Though Halloween may not have a deep meaning there are, as with any national holiday, traditions. And with traditions often come rules. For example, a spoken rule in my house was that whether I liked it or not, all my hard-earned candy would be pooled with my siblings’. (Tragic, really.) And perhaps an unspoken general rule is that some costumes are bound to offend people by nature, such as my grandma’s annual nun costume.

Recently, the public was left shaking its collective head at actress Julianne Hough’s “blackface” costume meant to reference a character on the Netflix series “Orange Is the New Black.”

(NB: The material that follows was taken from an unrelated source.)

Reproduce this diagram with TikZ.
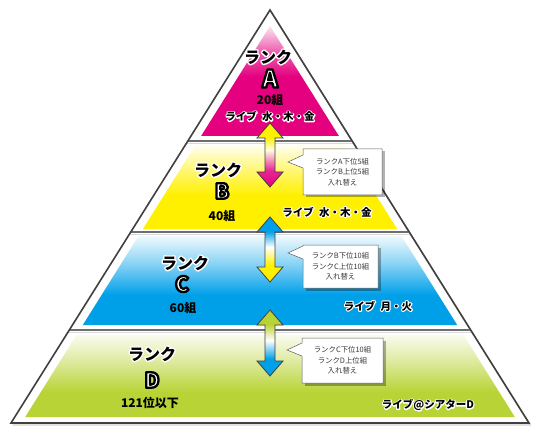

I have yet to watch the show because I have been too consumed with compulsively watching all nine available seasons of Grey’s Anatomy, but I also am not surprised that her costume offended some people.

Race continues to be a touchy issue in our society, and Hough is a celebrity subject to the public’s scrutiny. But I am also willing to bet that Hough wasn’t necessarily trying to offend anyone; she probably was just trying to create an authentic, true-to-character costume.

I once painted my entire face stark white (although I’m not sure this was necessary considering the lack of sunlight the Midwest gets post-September) to dress up as the Chinese Disney princess Mulan. Was this offensive? Maybe. But I was 10, so as far as I can remember I didn’t set out to offend anyone.

Granted, Hough is an adult and probably should have known that someone, somewhere, would have something to say about her costume, as she would undoubtedly be photographed while wearing it. She shouldn’t be let off the hook entirely, but … it’s Halloween, a night when the norms of good taste are (for better or worse) loosened.

A more troubling costume-related trend is the insensitive theme party. Students at various universities have come under fire for politically incorrect themes, such as a Penn State sorority’s “Mexican” party, an Indiana University sorority’s “homeless” party (come on, guys), a Duke University fraternity’s Asian theme party, and so on and so forth. Although these were not necessarily Halloween-related, they demonstrate the basic fact that costumes can be taken too far. There are lines to be walked. This being said, just use your head.

Yes, it can often feel like Halloween is in danger of falling victim to the same type of anti-fun that has led to such societal travesties as birthday cupcake bans in elementary schools (a separate issue, but hear me out). There is always going to be someone who disagrees, who has a bone to pick, who is eternally offended. In some cases (most involving blackface), the costume-wearers are clearly in the wrong, but at some point people also have to realize it’s basically just a harmless Hallmark holiday.

So today, buy some orange-dyed fun-sized Kit Kats and try not to be too inappropriate, although that’s always subjective.